◆ **Data lines**:
○ ○ ○ ○ ○

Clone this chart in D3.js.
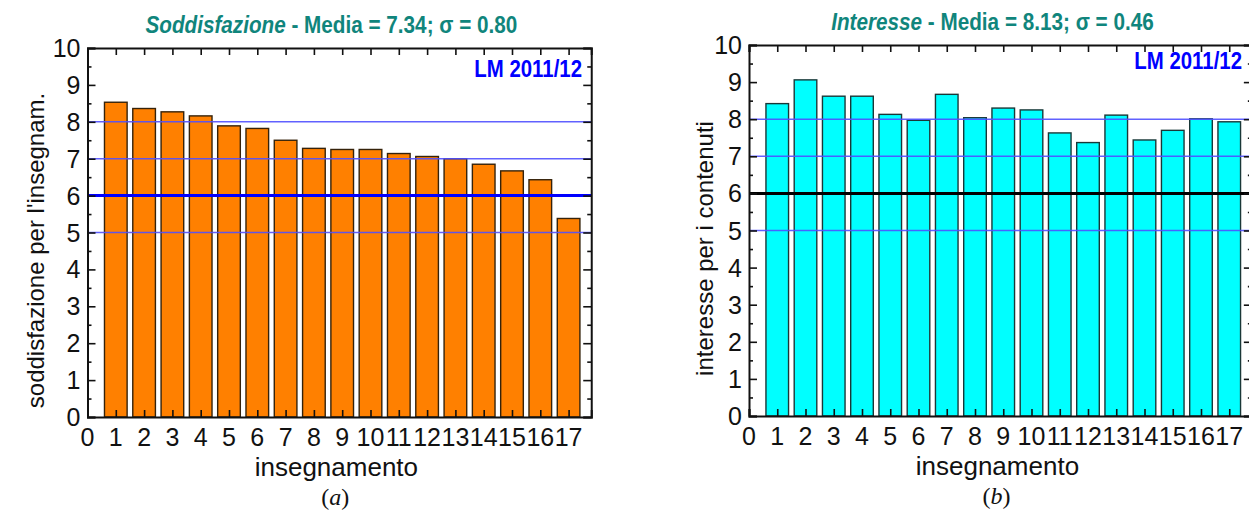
<!DOCTYPE html>
<html lang="it">
<head>
<meta charset="utf-8" />
<title>Soddisfazione / Interesse</title>
<script src="https://d3js.org/d3.v7.min.js"></script>
<style>
  body { margin: 0; background: #fff; }
  svg { display: block; font-family: "Liberation Sans", Arial, sans-serif; }
  .tick-label { font-size: 25px; fill: #111; }
  .axis-title { font-size: 24px; fill: #111; }
  .x-title { font-size: 26px; fill: #111; }
  .title { font-size: 23px; font-weight: bold; fill: #10857c; }
  .tag { font-size: 24px; font-weight: bold; fill: #0000ff; }
  .caption { font-family: "Liberation Serif", "Times New Roman", serif; font-size: 24px; fill: #111; }
</style>
</head>
<body>
<svg width="1249" height="515"></svg>
<script>
// dati
const insegnamenti = d3.range(1, 18);            // 1..17
const soddisfazione = [8.53, 8.36, 8.27, 8.16, 7.89, 7.82, 7.50, 7.28, 7.25, 7.25, 7.14, 7.06, 7.00, 6.85, 6.67, 6.43, 5.38];
const interesse = [8.42, 9.06, 8.62, 8.62, 8.13, 7.97, 8.67, 8.04, 8.30, 8.25, 7.63, 7.37, 8.11, 7.44, 7.70, 8.01, 7.93];
const yTicks = d3.range(0, 11);                  // 0..10
const xTicks = d3.range(0, 18);                  // 0..17
const refLines = [5, 7, 8];
const soglia = 6;

const svg = d3.select("svg");

function drawPanel(cfg) {
  const x = d3.scaleLinear().domain([0, 17.8]).range([cfg.left, cfg.left + 17.8 * cfg.step]);
  const y = d3.scaleLinear().domain([0, 10]).range([cfg.bottom, cfg.top]);
  const g = svg.append("g");
  const x0 = x(0), x1 = x.range()[1];
  const mid = (x0 + x1) / 2;

  // barre
  const bw = x(0.8) - x(0);
  g.append("g").selectAll("rect")
    .data(cfg.values)
    .join("rect")
    .attr("x", (d, i) => x(insegnamenti[i]) - bw / 2)
    .attr("y", d => y(d))
    .attr("width", bw)
    .attr("height", d => y(0) - y(d))
    .attr("fill", cfg.color)
    .attr("stroke", cfg.edge)
    .attr("stroke-width", 1.4);

  // linee di riferimento
  g.append("g").selectAll("line")
    .data(refLines)
    .join("line")
    .attr("x1", x0).attr("x2", x1)
    .attr("y1", d => y(d)).attr("y2", d => y(d))
    .attr("stroke", "#5050ff")
    .attr("stroke-opacity", 0.9)
    .attr("stroke-width", 1.6);

  g.append("line")
    .attr("x1", x0).attr("x2", x1)
    .attr("y1", y(soglia)).attr("y2", y(soglia))
    .attr("stroke", cfg.sogliaColor)
    .attr("stroke-width", 3);

  // assi con tacche interne
  const yLeft = d3.axisLeft(y).tickValues(d3.range(0, 10.01, 0.5))
    .tickSize(-8).tickFormat("");
  const yRight = d3.axisRight(y).tickValues(d3.range(0, 10.01, 0.5))
    .tickSize(-8).tickFormat("");
  const xTop = d3.axisTop(x).tickValues(xTicks).tickSize(-7).tickFormat("");
  const xBot = d3.axisBottom(x).tickValues(xTicks).tickSize(-7).tickFormat("");

  const axL = g.append("g").attr("transform", `translate(${x0},0)`).call(yLeft);
  const axR = g.append("g").attr("transform", `translate(${x1},0)`).call(yRight);
  g.append("g").attr("transform", `translate(0,${y(10)})`).call(xTop);
  g.append("g").attr("transform", `translate(0,${y(0)})`).call(xBot);

  // tacche minori più corte
  [axL, axR].forEach(ax => ax.selectAll(".tick line")
    .filter(d => d % 1 !== 0)
    .attr("x2", ax === axL ? 4 : -4));

  g.selectAll(".domain").attr("stroke", "#111").attr("stroke-width", 2);
  g.selectAll(".tick line").attr("stroke", "#111").attr("stroke-width", 1.6);

  // etichette delle tacche
  g.append("g").selectAll("text")
    .data(yTicks)
    .join("text")
    .attr("class", "tick-label")
    .attr("x", x0 - 7)
    .attr("y", d => y(d))
    .attr("dy", "0.36em")
    .attr("text-anchor", "end")
    .text(d => d);

  g.append("g").selectAll("text")
    .data(xTicks)
    .join("text")
    .attr("class", "tick-label")
    .attr("x", d => x(d))
    .attr("y", y(0) + 29)
    .attr("text-anchor", "middle")
    .text(d => d);

  // titolo (stretto come l'originale)
  const t = g.append("text").attr("class", "title")
    .attr("transform", `translate(${mid - 8},${cfg.top - 15}) scale(0.9,1)`)
    .attr("text-anchor", "middle");
  t.append("tspan").attr("font-style", "italic").text(cfg.name);
  t.append("tspan").text(" - " + cfg.stats);

  g.append("text").attr("class", "tag")
    .attr("transform", `translate(${cfg.tagX},${cfg.top + cfg.tagDy}) scale(0.85,1)`)
    .attr("text-anchor", "end")
    .text("LM 2011/12");

  g.append("text").attr("class", "axis-title")
    .attr("transform", `translate(${cfg.yTitleX},${(y(0) + y(10)) / 2 + 18}) rotate(-90)`)
    .attr("text-anchor", "middle")
    .text(cfg.yTitle);

  g.append("text").attr("class", "x-title")
    .attr("x", mid - 3).attr("y", y(0) + 59)
    .attr("text-anchor", "middle")
    .text("insegnamento");

  const c = g.append("text").attr("class", "caption")
    .attr("x", mid - 4).attr("y", y(0) + 88)
    .attr("text-anchor", "middle");
  c.append("tspan").text("(");
  c.append("tspan").attr("font-style", "italic").text(cfg.letter);
  c.append("tspan").text(")");
}

drawPanel({
  left: 87.5, step: 28.3, top: 48, bottom: 417,
  values: soddisfazione, color: "#ff8000", edge: "#35220a",
  sogliaColor: "#0000ff",
  name: "Soddisfazione", stats: "Media = 7.34; \u03c3 = 0.80",
  yTitle: "soddisfazione per l'insegnam.", yTitleX: 44,
  tagX: 582, tagDy: 29, letter: "a"
});

drawPanel({
  left: 749, step: 28.25, top: 45, bottom: 416,
  values: interesse, color: "#00ffff", edge: "#1a3838",
  sogliaColor: "#000000",
  name: "Interesse", stats: "Media = 8.13; \u03c3 = 0.46",
  yTitle: "interesse per i contenuti", yTitleX: 713,
  tagX: 1242, tagDy: 24, letter: "b"
});
</script>
</body>
</html>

○ ○ ○ ○ ○

◆ **Problem description**: Reproduce the whole listing exactly, but not the images in it.

◆ **Solution to this problem**:
Clone this chart in D3.js.
<!DOCTYPE html>
<html lang="it">
<head>
<meta charset="utf-8" />
<title>Soddisfazione / Interesse</title>
<script src="https://d3js.org/d3.v7.min.js"></script>
<style>
  body { margin: 0; background: #fff; }
  svg { display: block; font-family: "Liberation Sans", Arial, sans-serif; }
  .tick-label { font-size: 25px; fill: #111; }
  .axis-title { font-size: 24px; fill: #111; }
  .x-title { font-size: 26px; fill: #111; }
  .title { font-size: 23px; font-weight: bold; fill: #10857c; }
  .tag { font-size: 24px; font-weight: bold; fill: #0000ff; }
  .caption { font-family: "Liberation Serif", "Times New Roman", serif; font-size: 24px; fill: #111; }
</style>
</head>
<body>
<svg width="1249" height="515"></svg>
<script>
// dati
const insegnamenti = d3.range(1, 18);            // 1..17
const soddisfazione = [8.53, 8.36, 8.27, 8.16, 7.89, 7.82, 7.50, 7.28, 7.25, 7.25, 7.14, 7.06, 7.00, 6.85, 6.67, 6.43, 5.38];
const interesse = [8.42, 9.06, 8.62, 8.62, 8.13, 7.97, 8.67, 8.04, 8.30, 8.25, 7.63, 7.37, 8.11, 7.44, 7.70, 8.01, 7.93];
const yTicks = d3.range(0, 11);                  // 0..10
const xTicks = d3.range(0, 18);                  // 0..17
const refLines = [5, 7, 8];
const soglia = 6;

const svg = d3.select("svg");

function drawPanel(cfg) {
  const x = d3.scaleLinear().domain([0, 17.8]).range([cfg.left, cfg.left + 17.8 * cfg.step]);
  const y = d3.scaleLinear().domain([0, 10]).range([cfg.bottom, cfg.top]);
  const g = svg.append("g");
  const x0 = x(0), x1 = x.range()[1];
  const mid = (x0 + x1) / 2;

  // barre
  const bw = x(0.8) - x(0);
  g.append("g").selectAll("rect")
    .data(cfg.values)
    .join("rect")
    .attr("x", (d, i) => x(insegnamenti[i]) - bw / 2)
    .attr("y", d => y(d))
    .attr("width", bw)
    .attr("height", d => y(0) - y(d))
    .attr("fill", cfg.color)
    .attr("stroke", cfg.edge)
    .attr("stroke-width", 1.4);

  // linee di riferimento
  g.append("g").selectAll("line")
    .data(refLines)
    .join("line")
    .attr("x1", x0).attr("x2", x1)
    .attr("y1", d => y(d)).attr("y2", d => y(d))
    .attr("stroke", "#5050ff")
    .attr("stroke-opacity", 0.9)
    .attr("stroke-width", 1.6);

  g.append("line")
    .attr("x1", x0).attr("x2", x1)
    .attr("y1", y(soglia)).attr("y2", y(soglia))
    .attr("stroke", cfg.sogliaColor)
    .attr("stroke-width", 3);

  // assi con tacche interne
  const yLeft = d3.axisLeft(y).tickValues(d3.range(0, 10.01, 0.5))
    .tickSize(-8).tickFormat("");
  const yRight = d3.axisRight(y).tickValues(d3.range(0, 10.01, 0.5))
    .tickSize(-8).tickFormat("");
  const xTop = d3.axisTop(x).tickValues(xTicks).tickSize(-7).tickFormat("");
  const xBot = d3.axisBottom(x).tickValues(xTicks).tickSize(-7).tickFormat("");

  const axL = g.append("g").attr("transform", `translate(${x0},0)`).call(yLeft);
  const axR = g.append("g").attr("transform", `translate(${x1},0)`).call(yRight);
  g.append("g").attr("transform", `translate(0,${y(10)})`).call(xTop);
  g.append("g").attr("transform", `translate(0,${y(0)})`).call(xBot);

  // tacche minori più corte
  [axL, axR].forEach(ax => ax.selectAll(".tick line")
    .filter(d => d % 1 !== 0)
    .attr("x2", ax === axL ? 4 : -4));

  g.selectAll(".domain").attr("stroke", "#111").attr("stroke-width", 2);
  g.selectAll(".tick line").attr("stroke", "#111").attr("stroke-width", 1.6);

  // etichette delle tacche
  g.append("g").selectAll("text")
    .data(yTicks)
    .join("text")
    .attr("class", "tick-label")
    .attr("x", x0 - 7)
    .attr("y", d => y(d))
    .attr("dy", "0.36em")
    .attr("text-anchor", "end")
    .text(d => d);

  g.append("g").selectAll("text")
    .data(xTicks)
    .join("text")
    .attr("class", "tick-label")
    .attr("x", d => x(d))
    .attr("y", y(0) + 29)
    .attr("text-anchor", "middle")
    .text(d => d);

  // titolo (stretto come l'originale)
  const t = g.append("text").attr("class", "title")
    .attr("transform", `translate(${mid - 8},${cfg.top - 15}) scale(0.9,1)`)
    .attr("text-anchor", "middle");
  t.append("tspan").attr("font-style", "italic").text(cfg.name);
  t.append("tspan").text(" - " + cfg.stats);

  g.append("text").attr("class", "tag")
    .attr("transform", `translate(${cfg.tagX},${cfg.top + cfg.tagDy}) scale(0.85,1)`)
    .attr("text-anchor", "end")
    .text("LM 2011/12");

  g.append("text").attr("class", "axis-title")
    .attr("transform", `translate(${cfg.yTitleX},${(y(0) + y(10)) / 2 + 18}) rotate(-90)`)
    .attr("text-anchor", "middle")
    .text(cfg.yTitle);

  g.append("text").attr("class", "x-title")
    .attr("x", mid - 3).attr("y", y(0) + 59)
    .attr("text-anchor", "middle")
    .text("insegnamento");

  const c = g.append("text").attr("class", "caption")
    .attr("x", mid - 4).attr("y", y(0) + 88)
    .attr("text-anchor", "middle");
  c.append("tspan").text("(");
  c.append("tspan").attr("font-style", "italic").text(cfg.letter);
  c.append("tspan").text(")");
}

drawPanel({
  left: 87.5, step: 28.3, top: 48, bottom: 417,
  values: soddisfazione, color: "#ff8000", edge: "#35220a",
  sogliaColor: "#0000ff",
  name: "Soddisfazione", stats: "Media = 7.34; \u03c3 = 0.80",
  yTitle: "soddisfazione per l'insegnam.", yTitleX: 44,
  tagX: 582, tagDy: 29, letter: "a"
});

drawPanel({
  left: 749, step: 28.25, top: 45, bottom: 416,
  values: interesse, color: "#00ffff", edge: "#1a3838",
  sogliaColor: "#000000",
  name: "Interesse", stats: "Media = 8.13; \u03c3 = 0.46",
  yTitle: "interesse per i contenuti", yTitleX: 713,
  tagX: 1242, tagDy: 24, letter: "b"
});
</script>
</body>
</html>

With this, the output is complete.